Starting at the first line of the listing below, repeat each line exactly until the line containing "const y0 = yL.range()[0], y1 = yL.range()[1];", which you include. Leave out pictures.

Source data |

-- START --

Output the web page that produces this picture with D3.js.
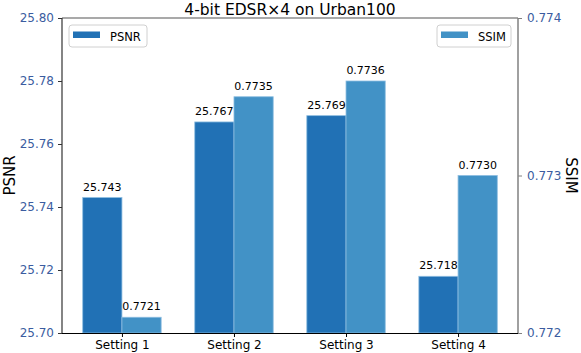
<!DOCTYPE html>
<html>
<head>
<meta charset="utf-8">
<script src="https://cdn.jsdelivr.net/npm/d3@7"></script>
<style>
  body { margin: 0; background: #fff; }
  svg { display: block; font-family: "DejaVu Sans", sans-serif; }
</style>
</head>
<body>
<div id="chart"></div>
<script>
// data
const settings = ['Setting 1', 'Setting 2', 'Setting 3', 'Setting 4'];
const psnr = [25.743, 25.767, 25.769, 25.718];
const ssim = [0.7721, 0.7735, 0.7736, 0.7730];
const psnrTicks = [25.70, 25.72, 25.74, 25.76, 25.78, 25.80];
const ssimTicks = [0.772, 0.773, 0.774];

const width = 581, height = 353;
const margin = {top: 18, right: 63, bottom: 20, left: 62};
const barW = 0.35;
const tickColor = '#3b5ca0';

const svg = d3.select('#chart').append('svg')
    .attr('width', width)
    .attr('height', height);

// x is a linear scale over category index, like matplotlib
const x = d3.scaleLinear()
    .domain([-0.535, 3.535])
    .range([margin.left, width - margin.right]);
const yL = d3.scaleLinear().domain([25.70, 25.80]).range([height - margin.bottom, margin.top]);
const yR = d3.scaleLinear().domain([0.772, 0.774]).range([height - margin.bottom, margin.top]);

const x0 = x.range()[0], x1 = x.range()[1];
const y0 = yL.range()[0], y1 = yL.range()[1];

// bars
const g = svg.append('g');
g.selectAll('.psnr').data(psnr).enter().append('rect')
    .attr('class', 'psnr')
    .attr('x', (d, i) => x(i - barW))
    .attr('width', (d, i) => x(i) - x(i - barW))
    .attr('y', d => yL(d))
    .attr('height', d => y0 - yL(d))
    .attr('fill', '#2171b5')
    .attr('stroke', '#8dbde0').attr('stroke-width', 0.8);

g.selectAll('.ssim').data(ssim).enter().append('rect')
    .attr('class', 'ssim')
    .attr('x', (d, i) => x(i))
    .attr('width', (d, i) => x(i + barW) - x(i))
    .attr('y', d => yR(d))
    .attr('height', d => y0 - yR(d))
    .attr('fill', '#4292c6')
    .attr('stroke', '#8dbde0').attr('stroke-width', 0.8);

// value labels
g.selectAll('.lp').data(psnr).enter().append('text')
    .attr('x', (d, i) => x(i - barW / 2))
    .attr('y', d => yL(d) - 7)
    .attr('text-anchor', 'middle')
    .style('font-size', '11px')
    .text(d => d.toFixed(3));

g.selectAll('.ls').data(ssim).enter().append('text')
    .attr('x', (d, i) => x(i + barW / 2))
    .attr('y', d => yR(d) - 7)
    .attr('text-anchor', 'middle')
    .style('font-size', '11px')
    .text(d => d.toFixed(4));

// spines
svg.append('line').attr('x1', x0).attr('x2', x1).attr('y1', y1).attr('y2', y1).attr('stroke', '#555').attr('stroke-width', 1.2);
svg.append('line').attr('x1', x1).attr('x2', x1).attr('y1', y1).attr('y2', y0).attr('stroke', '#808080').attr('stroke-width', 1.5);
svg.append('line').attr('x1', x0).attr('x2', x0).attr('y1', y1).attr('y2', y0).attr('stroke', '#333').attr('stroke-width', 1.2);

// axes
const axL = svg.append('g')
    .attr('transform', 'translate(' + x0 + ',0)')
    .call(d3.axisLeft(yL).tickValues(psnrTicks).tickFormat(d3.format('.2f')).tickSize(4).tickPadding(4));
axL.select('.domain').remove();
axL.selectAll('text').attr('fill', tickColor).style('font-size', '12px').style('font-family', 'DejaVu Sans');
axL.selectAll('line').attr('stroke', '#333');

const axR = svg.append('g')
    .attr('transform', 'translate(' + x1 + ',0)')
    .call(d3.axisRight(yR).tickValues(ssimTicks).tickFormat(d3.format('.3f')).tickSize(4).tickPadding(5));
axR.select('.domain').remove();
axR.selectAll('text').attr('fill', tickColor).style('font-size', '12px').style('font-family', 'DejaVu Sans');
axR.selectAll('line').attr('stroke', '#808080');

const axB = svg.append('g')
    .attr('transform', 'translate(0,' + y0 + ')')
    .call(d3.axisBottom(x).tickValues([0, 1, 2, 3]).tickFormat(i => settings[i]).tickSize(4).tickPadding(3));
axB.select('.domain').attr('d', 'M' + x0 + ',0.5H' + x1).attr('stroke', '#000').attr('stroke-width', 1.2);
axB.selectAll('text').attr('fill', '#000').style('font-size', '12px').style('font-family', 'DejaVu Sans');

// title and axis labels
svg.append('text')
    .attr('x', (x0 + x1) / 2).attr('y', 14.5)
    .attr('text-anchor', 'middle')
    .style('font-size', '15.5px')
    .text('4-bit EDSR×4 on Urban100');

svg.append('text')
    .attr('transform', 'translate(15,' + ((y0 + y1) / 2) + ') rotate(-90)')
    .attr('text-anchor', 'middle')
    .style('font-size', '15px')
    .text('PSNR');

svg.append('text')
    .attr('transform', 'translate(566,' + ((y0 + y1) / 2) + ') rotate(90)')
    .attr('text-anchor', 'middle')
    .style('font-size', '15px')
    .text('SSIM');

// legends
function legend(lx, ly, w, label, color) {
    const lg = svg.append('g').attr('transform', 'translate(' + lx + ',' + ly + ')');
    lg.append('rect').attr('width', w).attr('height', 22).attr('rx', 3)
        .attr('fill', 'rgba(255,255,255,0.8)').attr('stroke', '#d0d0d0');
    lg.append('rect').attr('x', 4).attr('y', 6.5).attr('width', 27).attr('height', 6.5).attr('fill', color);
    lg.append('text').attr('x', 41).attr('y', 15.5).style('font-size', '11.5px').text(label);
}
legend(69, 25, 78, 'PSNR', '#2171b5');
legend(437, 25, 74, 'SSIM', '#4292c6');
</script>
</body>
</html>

-- END --

Task output |
Output the web page that produces this picture with D3.js.
<!DOCTYPE html>
<html>
<head>
<meta charset="utf-8">
<script src="https://cdn.jsdelivr.net/npm/d3@7"></script>
<style>
  body { margin: 0; background: #fff; }
  svg { display: block; font-family: "DejaVu Sans", sans-serif; }
</style>
</head>
<body>
<div id="chart"></div>
<script>
// data
const settings = ['Setting 1', 'Setting 2', 'Setting 3', 'Setting 4'];
const psnr = [25.743, 25.767, 25.769, 25.718];
const ssim = [0.7721, 0.7735, 0.7736, 0.7730];
const psnrTicks = [25.70, 25.72, 25.74, 25.76, 25.78, 25.80];
const ssimTicks = [0.772, 0.773, 0.774];

const width = 581, height = 353;
const margin = {top: 18, right: 63, bottom: 20, left: 62};
const barW = 0.35;
const tickColor = '#3b5ca0';

const svg = d3.select('#chart').append('svg')
    .attr('width', width)
    .attr('height', height);

// x is a linear scale over category index, like matplotlib
const x = d3.scaleLinear()
    .domain([-0.535, 3.535])
    .range([margin.left, width - margin.right]);
const yL = d3.scaleLinear().domain([25.70, 25.80]).range([height - margin.bottom, margin.top]);
const yR = d3.scaleLinear().domain([0.772, 0.774]).range([height - margin.bottom, margin.top]);

const x0 = x.range()[0], x1 = x.range()[1];
const y0 = yL.range()[0], y1 = yL.range()[1];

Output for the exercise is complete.